◆ Objective
Print all of the data exactly as written.

* begin Data excerpts *

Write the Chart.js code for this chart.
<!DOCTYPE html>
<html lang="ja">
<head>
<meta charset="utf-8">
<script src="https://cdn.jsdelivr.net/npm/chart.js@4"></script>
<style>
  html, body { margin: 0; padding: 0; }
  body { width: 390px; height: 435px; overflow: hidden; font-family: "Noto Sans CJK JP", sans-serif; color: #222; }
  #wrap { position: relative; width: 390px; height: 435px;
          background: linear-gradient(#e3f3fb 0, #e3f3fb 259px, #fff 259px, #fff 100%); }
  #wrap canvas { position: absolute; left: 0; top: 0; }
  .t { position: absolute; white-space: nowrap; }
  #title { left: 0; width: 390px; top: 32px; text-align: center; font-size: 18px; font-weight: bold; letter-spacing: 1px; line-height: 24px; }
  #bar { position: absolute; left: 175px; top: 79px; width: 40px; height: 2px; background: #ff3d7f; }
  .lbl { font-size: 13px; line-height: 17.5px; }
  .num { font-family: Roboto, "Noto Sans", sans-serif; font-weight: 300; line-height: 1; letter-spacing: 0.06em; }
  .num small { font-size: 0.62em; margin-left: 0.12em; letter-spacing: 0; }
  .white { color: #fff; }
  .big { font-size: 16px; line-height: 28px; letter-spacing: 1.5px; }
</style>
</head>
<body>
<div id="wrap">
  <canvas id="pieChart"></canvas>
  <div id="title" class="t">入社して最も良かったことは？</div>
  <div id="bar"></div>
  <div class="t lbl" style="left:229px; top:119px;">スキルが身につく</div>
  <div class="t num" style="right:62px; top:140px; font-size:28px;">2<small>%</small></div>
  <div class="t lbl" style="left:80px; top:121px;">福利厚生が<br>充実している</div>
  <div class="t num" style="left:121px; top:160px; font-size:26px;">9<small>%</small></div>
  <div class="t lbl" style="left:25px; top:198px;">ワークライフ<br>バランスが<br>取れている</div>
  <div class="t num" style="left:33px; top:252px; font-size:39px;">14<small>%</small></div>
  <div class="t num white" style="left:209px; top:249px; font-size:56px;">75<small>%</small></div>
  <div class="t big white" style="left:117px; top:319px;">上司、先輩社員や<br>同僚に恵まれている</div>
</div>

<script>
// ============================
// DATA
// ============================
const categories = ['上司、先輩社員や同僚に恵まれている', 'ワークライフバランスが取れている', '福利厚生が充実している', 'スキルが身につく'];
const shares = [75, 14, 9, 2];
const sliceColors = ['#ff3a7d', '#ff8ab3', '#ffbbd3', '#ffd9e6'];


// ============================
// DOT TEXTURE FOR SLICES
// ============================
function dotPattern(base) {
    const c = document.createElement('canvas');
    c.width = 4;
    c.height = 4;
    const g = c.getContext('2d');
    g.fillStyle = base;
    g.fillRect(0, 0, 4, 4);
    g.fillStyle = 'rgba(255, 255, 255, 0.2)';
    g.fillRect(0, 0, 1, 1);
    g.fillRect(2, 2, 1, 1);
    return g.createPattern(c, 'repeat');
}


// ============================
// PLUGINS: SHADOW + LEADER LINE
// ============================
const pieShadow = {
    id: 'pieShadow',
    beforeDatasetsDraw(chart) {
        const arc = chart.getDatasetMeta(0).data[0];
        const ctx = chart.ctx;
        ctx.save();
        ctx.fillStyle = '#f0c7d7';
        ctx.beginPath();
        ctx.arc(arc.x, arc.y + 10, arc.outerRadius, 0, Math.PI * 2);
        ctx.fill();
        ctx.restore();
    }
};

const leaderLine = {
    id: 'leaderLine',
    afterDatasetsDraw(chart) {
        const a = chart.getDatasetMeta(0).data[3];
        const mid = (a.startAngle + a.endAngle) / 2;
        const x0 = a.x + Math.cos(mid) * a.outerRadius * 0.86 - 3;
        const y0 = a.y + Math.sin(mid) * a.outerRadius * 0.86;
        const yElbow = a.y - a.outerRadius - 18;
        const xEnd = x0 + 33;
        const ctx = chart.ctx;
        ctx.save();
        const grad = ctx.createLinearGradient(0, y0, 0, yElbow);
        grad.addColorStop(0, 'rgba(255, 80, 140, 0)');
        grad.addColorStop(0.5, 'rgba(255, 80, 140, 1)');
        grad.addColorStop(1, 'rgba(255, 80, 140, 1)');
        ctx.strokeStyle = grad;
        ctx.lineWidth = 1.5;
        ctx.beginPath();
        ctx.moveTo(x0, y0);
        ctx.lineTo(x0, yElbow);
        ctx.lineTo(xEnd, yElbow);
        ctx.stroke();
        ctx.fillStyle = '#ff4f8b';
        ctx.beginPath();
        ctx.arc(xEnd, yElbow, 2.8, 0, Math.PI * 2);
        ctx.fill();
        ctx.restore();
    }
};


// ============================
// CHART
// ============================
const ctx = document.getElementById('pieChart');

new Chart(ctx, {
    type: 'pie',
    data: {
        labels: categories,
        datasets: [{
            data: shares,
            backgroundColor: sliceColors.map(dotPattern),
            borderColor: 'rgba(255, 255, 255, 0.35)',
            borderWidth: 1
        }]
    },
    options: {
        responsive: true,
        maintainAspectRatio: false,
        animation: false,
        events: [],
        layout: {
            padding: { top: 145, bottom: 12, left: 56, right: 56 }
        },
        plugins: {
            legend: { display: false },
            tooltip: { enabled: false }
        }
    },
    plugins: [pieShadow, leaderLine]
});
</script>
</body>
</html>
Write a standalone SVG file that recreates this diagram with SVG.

* end Data excerpts *

◆ Solution to this exercise
Write the Chart.js code for this chart.
<!DOCTYPE html>
<html lang="ja">
<head>
<meta charset="utf-8">
<script src="https://cdn.jsdelivr.net/npm/chart.js@4"></script>
<style>
  html, body { margin: 0; padding: 0; }
  body { width: 390px; height: 435px; overflow: hidden; font-family: "Noto Sans CJK JP", sans-serif; color: #222; }
  #wrap { position: relative; width: 390px; height: 435px;
          background: linear-gradient(#e3f3fb 0, #e3f3fb 259px, #fff 259px, #fff 100%); }
  #wrap canvas { position: absolute; left: 0; top: 0; }
  .t { position: absolute; white-space: nowrap; }
  #title { left: 0; width: 390px; top: 32px; text-align: center; font-size: 18px; font-weight: bold; letter-spacing: 1px; line-height: 24px; }
  #bar { position: absolute; left: 175px; top: 79px; width: 40px; height: 2px; background: #ff3d7f; }
  .lbl { font-size: 13px; line-height: 17.5px; }
  .num { font-family: Roboto, "Noto Sans", sans-serif; font-weight: 300; line-height: 1; letter-spacing: 0.06em; }
  .num small { font-size: 0.62em; margin-left: 0.12em; letter-spacing: 0; }
  .white { color: #fff; }
  .big { font-size: 16px; line-height: 28px; letter-spacing: 1.5px; }
</style>
</head>
<body>
<div id="wrap">
  <canvas id="pieChart"></canvas>
  <div id="title" class="t">入社して最も良かったことは？</div>
  <div id="bar"></div>
  <div class="t lbl" style="left:229px; top:119px;">スキルが身につく</div>
  <div class="t num" style="right:62px; top:140px; font-size:28px;">2<small>%</small></div>
  <div class="t lbl" style="left:80px; top:121px;">福利厚生が<br>充実している</div>
  <div class="t num" style="left:121px; top:160px; font-size:26px;">9<small>%</small></div>
  <div class="t lbl" style="left:25px; top:198px;">ワークライフ<br>バランスが<br>取れている</div>
  <div class="t num" style="left:33px; top:252px; font-size:39px;">14<small>%</small></div>
  <div class="t num white" style="left:209px; top:249px; font-size:56px;">75<small>%</small></div>
  <div class="t big white" style="left:117px; top:319px;">上司、先輩社員や<br>同僚に恵まれている</div>
</div>

<script>
// ============================
// DATA
// ============================
const categories = ['上司、先輩社員や同僚に恵まれている', 'ワークライフバランスが取れている', '福利厚生が充実している', 'スキルが身につく'];
const shares = [75, 14, 9, 2];
const sliceColors = ['#ff3a7d', '#ff8ab3', '#ffbbd3', '#ffd9e6'];


// ============================
// DOT TEXTURE FOR SLICES
// ============================
function dotPattern(base) {
    const c = document.createElement('canvas');
    c.width = 4;
    c.height = 4;
    const g = c.getContext('2d');
    g.fillStyle = base;
    g.fillRect(0, 0, 4, 4);
    g.fillStyle = 'rgba(255, 255, 255, 0.2)';
    g.fillRect(0, 0, 1, 1);
    g.fillRect(2, 2, 1, 1);
    return g.createPattern(c, 'repeat');
}


// ============================
// PLUGINS: SHADOW + LEADER LINE
// ============================
const pieShadow = {
    id: 'pieShadow',
    beforeDatasetsDraw(chart) {
        const arc = chart.getDatasetMeta(0).data[0];
        const ctx = chart.ctx;
        ctx.save();
        ctx.fillStyle = '#f0c7d7';
        ctx.beginPath();
        ctx.arc(arc.x, arc.y + 10, arc.outerRadius, 0, Math.PI * 2);
        ctx.fill();
        ctx.restore();
    }
};

const leaderLine = {
    id: 'leaderLine',
    afterDatasetsDraw(chart) {
        const a = chart.getDatasetMeta(0).data[3];
        const mid = (a.startAngle + a.endAngle) / 2;
        const x0 = a.x + Math.cos(mid) * a.outerRadius * 0.86 - 3;
        const y0 = a.y + Math.sin(mid) * a.outerRadius * 0.86;
        const yElbow = a.y - a.outerRadius - 18;
        const xEnd = x0 + 33;
        const ctx = chart.ctx;
        ctx.save();
        const grad = ctx.createLinearGradient(0, y0, 0, yElbow);
        grad.addColorStop(0, 'rgba(255, 80, 140, 0)');
        grad.addColorStop(0.5, 'rgba(255, 80, 140, 1)');
        grad.addColorStop(1, 'rgba(255, 80, 140, 1)');
        ctx.strokeStyle = grad;
        ctx.lineWidth = 1.5;
        ctx.beginPath();
        ctx.moveTo(x0, y0);
        ctx.lineTo(x0, yElbow);
        ctx.lineTo(xEnd, yElbow);
        ctx.stroke();
        ctx.fillStyle = '#ff4f8b';
        ctx.beginPath();
        ctx.arc(xEnd, yElbow, 2.8, 0, Math.PI * 2);
        ctx.fill();
        ctx.restore();
    }
};


// ============================
// CHART
// ============================
const ctx = document.getElementById('pieChart');

new Chart(ctx, {
    type: 'pie',
    data: {
        labels: categories,
        datasets: [{
            data: shares,
            backgroundColor: sliceColors.map(dotPattern),
            borderColor: 'rgba(255, 255, 255, 0.35)',
            borderWidth: 1
        }]
    },
    options: {
        responsive: true,
        maintainAspectRatio: false,
        animation: false,
        events: [],
        layout: {
            padding: { top: 145, bottom: 12, left: 56, right: 56 }
        },
        plugins: {
            legend: { display: false },
            tooltip: { enabled: false }
        }
    },
    plugins: [pieShadow, leaderLine]
});
</script>
</body>
</html>
Write a standalone SVG file that recreates this diagram with SVG.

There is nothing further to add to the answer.